# Finding Bayesian Nash Equilibrium

I'm recently new to Game Theory and I've recently started teaching myself about Bayesian Nash Equilibirum. I've stumbled across a problem set that I can't seem to wrap my head around concerning Bayesian Nash Equilibrium.

The problem set is shown below:

For question 3, I initially tried to solve the first problem using Mixed Bayesian Nash Equilibrium but that doesn't make sense since both Player 1 and Player 2 have weakly dominated strategies, so why would they mix? Also when I combine the matrices I find no Pure Strategy Bayesian Equilibrium.

Is there something I'm missing here? How would I go about solving this question? Some example's would be very helpful

For question 4, I have no idea where to even start solving this question. I haven't come across any questions or tutorial on how to solve for Bayesian Nash Equilibria when BOTH players have don't know what game they're playing. Any and all help on how I would solve this problem would be greatly appreciated.

• I just wanted to point out that pure strategy equilibrium is a degenerate case of the mixed strategy equilibrium. – lunar_props Dec 3 '19 at 5:02
• For question 4, neither player knows the state of the world. As such, there are only four possible strategies. Calculate the expected payoffs of each strategy and proceed accordingly. Maybe putting this game into extensive form will help (each player will have a single information set). – lunar_props Dec 3 '19 at 5:30

The Key to BNE is that players that know something (about the state of the world or their type) can condition their strategies with their information. That is, for example, in question 3, type A could choose strategy U, while type B could choose strategy D. Therefore from the second player's perspective, there are four possible pure strategies of his opponent. Namely UU, UD, DU, and DD. Which represents the actions of each type of player 1.

What you want to do is construct another table where player 1 has these four strategies and player 2 has strategies L and R whose payoffs are the expected payoff. For instance, in the cell (UU, L) the payoff to player 2 is $$0.5(4)+0.5(2)=3$$, and for (UU, R) it has a value of $$0$$. This table is only useful to asses player 2's payoffs since player 1 knows his type, so no need to fill a number for player 1. After constructing the table you realize that player 2 has a weakly dominant strategy (L). You have to go back and forth between the two tables (for type A and B) and the third table for player 2 to find all the fixed points.

For this game, there are several equilibria; so maybe that is throwing you off. For example, suppose player 2 plays her weakly dominant strategy, L, in that case, both types are indifferent between U or D, so they both could choose U. Given the strategy UU, player 2's unique best response is L, so this is an equilibrium. I.e. (UU, L) is an equilibrium.

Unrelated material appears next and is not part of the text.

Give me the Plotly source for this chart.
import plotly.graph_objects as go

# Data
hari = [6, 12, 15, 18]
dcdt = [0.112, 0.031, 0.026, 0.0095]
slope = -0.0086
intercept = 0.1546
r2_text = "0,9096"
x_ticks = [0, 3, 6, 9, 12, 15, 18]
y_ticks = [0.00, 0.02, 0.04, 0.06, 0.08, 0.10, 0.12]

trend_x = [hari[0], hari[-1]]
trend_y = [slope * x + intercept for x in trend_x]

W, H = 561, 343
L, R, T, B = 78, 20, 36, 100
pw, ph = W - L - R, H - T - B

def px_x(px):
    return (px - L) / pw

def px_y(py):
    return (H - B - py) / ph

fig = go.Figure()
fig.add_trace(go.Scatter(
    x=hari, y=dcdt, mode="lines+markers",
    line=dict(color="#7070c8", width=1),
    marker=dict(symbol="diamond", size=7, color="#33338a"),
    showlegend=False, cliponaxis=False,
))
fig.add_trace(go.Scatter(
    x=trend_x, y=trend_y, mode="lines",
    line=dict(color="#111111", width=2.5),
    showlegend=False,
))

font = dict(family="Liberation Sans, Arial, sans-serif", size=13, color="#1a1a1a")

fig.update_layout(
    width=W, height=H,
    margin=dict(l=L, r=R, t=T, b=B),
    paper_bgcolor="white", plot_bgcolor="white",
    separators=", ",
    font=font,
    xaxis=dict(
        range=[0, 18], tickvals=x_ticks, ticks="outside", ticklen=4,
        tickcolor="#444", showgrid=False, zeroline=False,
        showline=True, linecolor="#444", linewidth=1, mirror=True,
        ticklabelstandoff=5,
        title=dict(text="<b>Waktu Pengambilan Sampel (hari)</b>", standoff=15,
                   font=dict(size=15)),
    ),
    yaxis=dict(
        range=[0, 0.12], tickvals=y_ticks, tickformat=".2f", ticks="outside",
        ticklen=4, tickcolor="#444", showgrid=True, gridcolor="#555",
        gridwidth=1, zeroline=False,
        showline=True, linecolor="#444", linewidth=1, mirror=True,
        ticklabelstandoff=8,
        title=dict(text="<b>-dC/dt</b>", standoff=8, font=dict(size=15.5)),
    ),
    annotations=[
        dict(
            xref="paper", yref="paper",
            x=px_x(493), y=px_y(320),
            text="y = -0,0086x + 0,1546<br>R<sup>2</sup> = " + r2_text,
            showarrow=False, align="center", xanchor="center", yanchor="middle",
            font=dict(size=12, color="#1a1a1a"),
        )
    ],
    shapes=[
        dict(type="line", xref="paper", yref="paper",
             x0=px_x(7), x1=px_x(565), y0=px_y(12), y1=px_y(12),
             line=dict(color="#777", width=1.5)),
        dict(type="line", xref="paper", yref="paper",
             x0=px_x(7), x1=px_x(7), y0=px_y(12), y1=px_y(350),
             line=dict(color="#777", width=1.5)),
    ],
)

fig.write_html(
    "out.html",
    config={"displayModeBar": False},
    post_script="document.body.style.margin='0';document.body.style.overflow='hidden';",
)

Try to convince yourself that (DD,R), (DD,L) are the other equilibria, and there are no more equilibria.

As for question 4, it is actually simpler. Since no player knows the state of the world, they cannot condition their actions on the state of the world. so the pure actions for player 1 are U or D and for player 2 are L and R.

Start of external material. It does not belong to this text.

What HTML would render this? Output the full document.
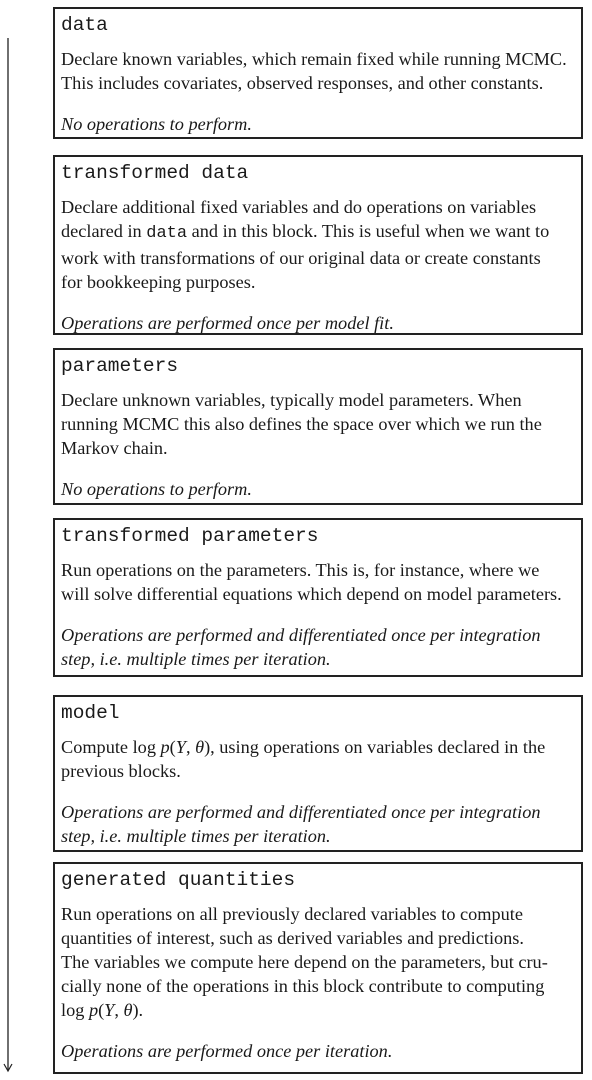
<!DOCTYPE html>
<html><head><meta charset="utf-8"><style>
html,body{margin:0;padding:0;background:#fff;}
body{width:592px;height:1080px;position:relative;overflow:hidden;font-family:"Liberation Serif",serif;color:#1a1a1a;}
.b{position:absolute;left:53px;width:526px;border:2px solid #222;box-sizing:content-box;padding-top:4px;}
.h{font-family:"Liberation Mono",monospace;font-size:19.5px;line-height:24px;padding-left:6px;}
.t{margin-top:10px;padding-left:6px;font-size:18.3px;line-height:24px;white-space:nowrap;}
.i{margin-top:17px;padding-left:6px;font-size:18.3px;line-height:24px;font-style:italic;white-space:nowrap;}
.m{font-family:"Liberation Mono",monospace;font-size:17px;}
</style></head><body>
<svg width="20" height="1080" style="position:absolute;left:0;top:0">
<line x1="8" y1="38" x2="8" y2="1070" stroke="#222" stroke-width="1.3"/>
<path d="M4 1064 L8 1071 L12 1064" fill="none" stroke="#222" stroke-width="1.2"/>
</svg>

<div class="b" style="top:7px;height:124px">
<div class="h">data</div>
<div class="t">Declare known variables, which remain fixed while running MCMC.<br>This includes covariates, observed responses, and other constants.</div>
<div class="i">No operations to perform.</div>
</div>

<div class="b" style="top:155px;height:172px">
<div class="h">transformed data</div>
<div class="t">Declare additional fixed variables and do operations on variables<br>declared in <span class="m">data</span> and in this block. This is useful when we want to<br>work with transformations of our original data or create constants<br>for bookkeeping purposes.</div>
<div class="i">Operations are performed once per model fit.</div>
</div>

<div class="b" style="top:348px;height:149px">
<div class="h">parameters</div>
<div class="t">Declare unknown variables, typically model parameters. When<br>running MCMC this also defines the space over which we run the<br>Markov chain.</div>
<div class="i">No operations to perform.</div>
</div>

<div class="b" style="top:518px;height:151px">
<div class="h">transformed parameters</div>
<div class="t">Run operations on the parameters. This is, for instance, where we<br>will solve differential equations which depend on model parameters.</div>
<div class="i">Operations are performed and differentiated once per integration<br>step, i.e. multiple times per iteration.</div>
</div>

<div class="b" style="top:695px;height:149px">
<div class="h">model</div>
<div class="t">Compute log <i>p</i>(<i>Y</i>, <i>θ</i>), using operations on variables declared in the<br>previous blocks.</div>
<div class="i">Operations are performed and differentiated once per integration<br>step, i.e. multiple times per iteration.</div>
</div>

<div class="b" style="top:862px;height:204px">
<div class="h">generated quantities</div>
<div class="t">Run operations on all previously declared variables to compute<br>quantities of interest, such as derived variables and predictions.<br>The variables we compute here depend on the parameters, but cru-<br>cially none of the operations in this block contribute to computing<br>log <i>p</i>(<i>Y</i>, <i>θ</i>).</div>
<div class="i">Operations are performed once per iteration.</div>
</div>
</body></html>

You will have to construct another table where players average out the payoffs of each of the four possible combinations of actions. For example for the cell (U,L), the payoff for player 1 is 1 and for player 2 is zero. Similarly, the payoffs on cell (U,R) is $$(0,0.5)$$. After constructing the new table you can find the BNE by the usual algorithm to find standard simultaneous-move NE.

Try to convince yourself that there is a continuum of equilibria for this game. In all of them, player 2 chooses $$R$$ since it is a dominant strategy, and player 1 is indifferent between both actions so chooses any mixed or pure strategy (which technically speaking is a type of mixed strategy too).